Limits and Continuity

1. Intuition of Limits

A limit captures the behavior of a function near a point, not necessarily at the point.

lim_{x->a} f(x)=L means values of f(x) can be made arbitrarily close to L by taking x sufficiently close to a.

2. Formal Epsilon-Delta Definition

For every epsilon > 0, there exists delta > 0 such that if 0 < |x-a| < delta, then |f(x)-L| < epsilon.

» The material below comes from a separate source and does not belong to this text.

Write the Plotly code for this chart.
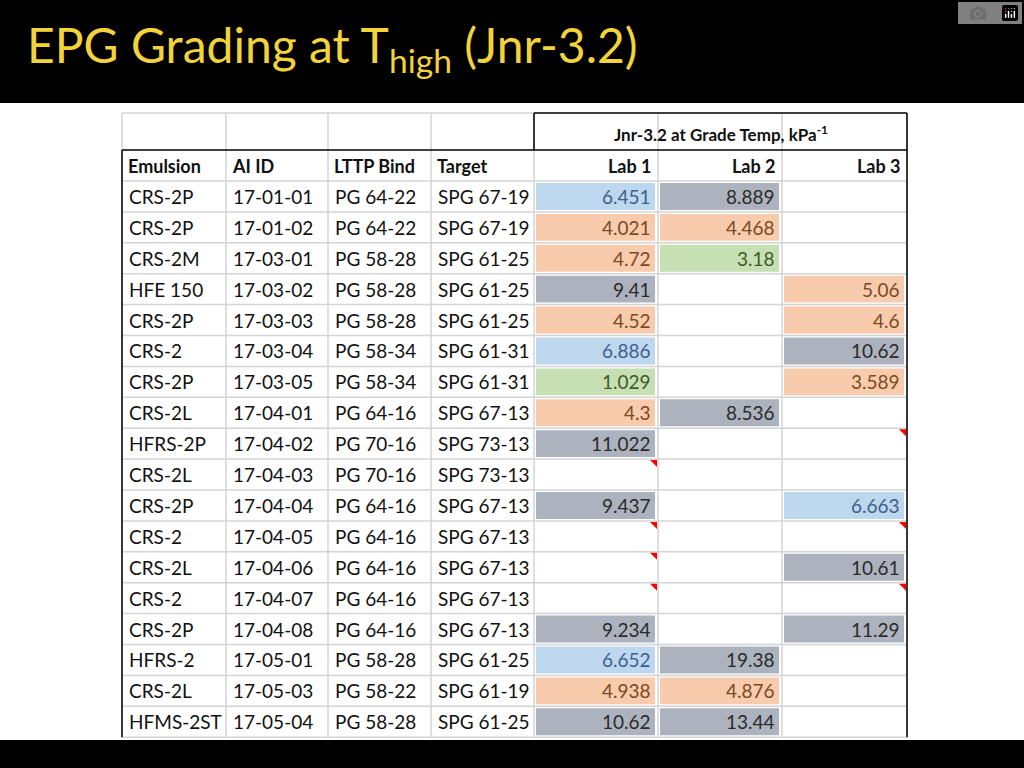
import plotly.graph_objects as go

emulsion = ["CRS-2P","CRS-2P","CRS-2M","HFE 150","CRS-2P","CRS-2","CRS-2P","CRS-2L","HFRS-2P",
            "CRS-2L","CRS-2P","CRS-2","CRS-2L","CRS-2","CRS-2P","HFRS-2","CRS-2L","HFMS-2ST"]
ai_id = ["17-01-01","17-01-02","17-03-01","17-03-02","17-03-03","17-03-04","17-03-05","17-04-01","17-04-02",
         "17-04-03","17-04-04","17-04-05","17-04-06","17-04-07","17-04-08","17-05-01","17-05-03","17-05-04"]
lttp = ["PG 64-22","PG 64-22","PG 58-28","PG 58-28","PG 58-28","PG 58-34","PG 58-34","PG 64-16","PG 70-16",
        "PG 70-16","PG 64-16","PG 64-16","PG 64-16","PG 64-16","PG 64-16","PG 58-28","PG 58-22","PG 58-28"]
target = ["SPG 67-19","SPG 67-19","SPG 61-25","SPG 61-25","SPG 61-25","SPG 61-31","SPG 61-31","SPG 67-13","SPG 73-13",
          "SPG 73-13","SPG 67-13","SPG 67-13","SPG 67-13","SPG 67-13","SPG 67-13","SPG 61-25","SPG 61-19","SPG 61-25"]
lab1 = ["6.451","4.021","4.72","9.41","4.52","6.886","1.029","4.3","11.022","","9.437","","","","9.234","6.652","4.938","10.62"]
lab2 = ["8.889","4.468","3.18","","","","","8.536","","","","","","","","19.38","4.876","13.44"]
lab3 = ["","","","5.06","4.6","10.62","3.589","","","","6.663","","10.61","","11.29","","",""]
col1 = ["b","o","o","k","o","b","g","o","k","","k","","","","k","b","o","k"]
col2 = ["k","o","g","","","","","k","","","","","","","","k","o","k"]
col3 = ["","","","o","o","k","o","","","","b","","k","","k","","",""]
# comment markers: (row index, lab column 0..2)
comments = [(9,0),(8,2),(11,0),(12,0),(13,0),(11,2),(13,2)]

fills = {"b":"#bdd7ee","o":"#f8cbad","g":"#c6e0b4","k":"#adb3be"}
tcol = {"b":"#3f5f8a","o":"#7a4a24","g":"#3f5a28","k":"#2a2a2a","":"#222"}

colx = [122,226,328,431,534,658,782,907]
y0 = 181; rh = 30.9
hy = [113,150,181]
FONT = "Lato"

shapes = []; ann = []
W, H = 1024, 768
shapes.append(dict(type="rect", x0=-5, x1=W+5, y0=-5, y1=103, fillcolor="black", line_width=0, layer="below"))
shapes.append(dict(type="rect", x0=-5, x1=W+5, y0=740, y1=H+5, fillcolor="black", line_width=0, layer="below"))

n = len(emulsion)
def ry(i): return y0 + i*rh

for j,(vals,cols) in enumerate([(lab1,col1),(lab2,col2),(lab3,col3)]):
    for i in range(n):
        if cols[i]:
            shapes.append(dict(type="rect", x0=colx[4+j]+2, x1=colx[5+j]-3, y0=ry(i)+2, y1=ry(i+1)-2,
                               fillcolor=fills[cols[i]], line_width=0))
grid = "#d4d4d4"
for x in colx:
    shapes.append(dict(type="line", x0=x, x1=x, y0=hy[0], y1=ry(n), line=dict(color=grid, width=1.5)))
for k in range(n+1):
    shapes.append(dict(type="line", x0=colx[0], x1=colx[-1], y0=ry(k), y1=ry(k), line=dict(color=grid, width=1.5)))
shapes.append(dict(type="line", x0=colx[0], x1=colx[4], y0=hy[0], y1=hy[0], line=dict(color=grid, width=1.5)))
blk = dict(color="black", width=1.5)
shapes += [
    dict(type="line", x0=colx[0], x1=colx[-1], y0=hy[1], y1=hy[1], line=blk),
    dict(type="line", x0=colx[0], x1=colx[0], y0=hy[1], y1=ry(n), line=blk),
    dict(type="line", x0=colx[4], x1=colx[-1], y0=hy[0], y1=hy[0], line=blk),
    dict(type="line", x0=colx[4], x1=colx[4], y0=hy[0], y1=hy[1], line=blk),
    dict(type="line", x0=colx[-1], x1=colx[-1], y0=hy[0], y1=ry(n), line=blk),
]
for (i,j) in comments:
    xr = colx[5+j]; yt = ry(i)
    shapes.append(dict(type="path", path=f"M {xr-8} {yt+1} L {xr-1} {yt+1} L {xr-1} {yt+8} Z",
                       fillcolor="#ff0000", line_width=0))

def txt(x, y, s, anchor="left", color="#111", bold=False, size=19):
    ann.append(dict(x=x, y=y, xref="x", yref="y", text=(f"<b>{s}</b>" if bold else s), showarrow=False,
                    xanchor=anchor, yanchor="middle", font=dict(family=FONT, size=size, color=color)))

heads = ["Emulsion","AI ID","LTTP Bind","Target"]
for c,h in enumerate(heads):
    txt(colx[c]+4, (hy[1]+hy[2])/2, h, bold=True, size=18)
for j,h in enumerate(["Lab 1","Lab 2","Lab 3"]):
    txt(colx[5+j]-4, (hy[1]+hy[2])/2, h, anchor="right", bold=True, size=18)
txt((colx[4]+colx[-1])/2, (hy[0]+hy[1])/2+2, "Jnr-3.2 at Grade Temp, kPa<sup>-1</sup>", anchor="center", bold=True, size=17)

for i in range(n):
    yc = ry(i) + rh/2
    for c,arr in enumerate([emulsion, ai_id, lttp, target]):
        txt(colx[c]+5, yc, arr[i])
    for j,(vals,cols) in enumerate([(lab1,col1),(lab2,col2),(lab3,col3)]):
        if vals[i]:
            txt(colx[5+j]-5, yc, vals[i], anchor="right", color=tcol[cols[i]])

ann.append(dict(x=25, y=48, xref="x", yref="y", showarrow=False, xanchor="left", yanchor="middle",
                text="EPG Grading at T<sub>high</sub> (Jnr-3.2)",
                font=dict(family=FONT, size=48, color="#f3d33c")))

fig = go.Figure()
fig.update_layout(width=W, height=H, margin=dict(l=0,r=0,t=0,b=0), paper_bgcolor="white", plot_bgcolor="white",
                  xaxis=dict(range=[0,W], visible=False, fixedrange=True),
                  yaxis=dict(range=[H,0], visible=False, fixedrange=True),
                  shapes=shapes, annotations=ann, showlegend=False)
fig.write_html("out.html", post_script="document.body.style.margin='0';document.body.style.overflow='hidden';")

This is the precise notion used in proofs.

3. One-Sided Limits

  • Left limit: x->a-
  • Right limit: x->a+

Two-sided limit exists iff both one-sided limits exist and are equal.

4. Continuity at a Point

Function f is continuous at a iff: 1. f(a) defined 2. lim_{x->a} f(x) exists 3. lim_{x->a} f(x)=f(a)

5. Types of Discontinuity

  • Removable (hole)
  • Jump
  • Infinite (vertical asymptote)
  • Oscillatory

6. Theorem (Algebra of Limits)

If lim f = L and lim g = M, then: - lim (f+g)=L+M - lim (fg)=LM - lim (f/g)=L/M if M!=0

Proofs follow epsilon-delta bounds.

7. Worked Examples

  1. lim_{x->2} (x^2-4)/(x-2)=4
  2. Piecewise function matching for continuity at boundary
  3. lim_{x->0} sin(x)/x = 1 (fundamental limit)

8. CS Connections

  • continuity assumptions in optimization and gradient methods
  • numerical solvers depend on local behavior
  • non-smooth objectives (ReLU, absolute value) require subgradient handling

Exercises

  1. Prove limit of a linear function using epsilon-delta.
  2. Classify discontinuity type for three piecewise examples.
  3. Construct function with removable discontinuity at x=3.
  4. Explain why continuity matters in bisection root-finding.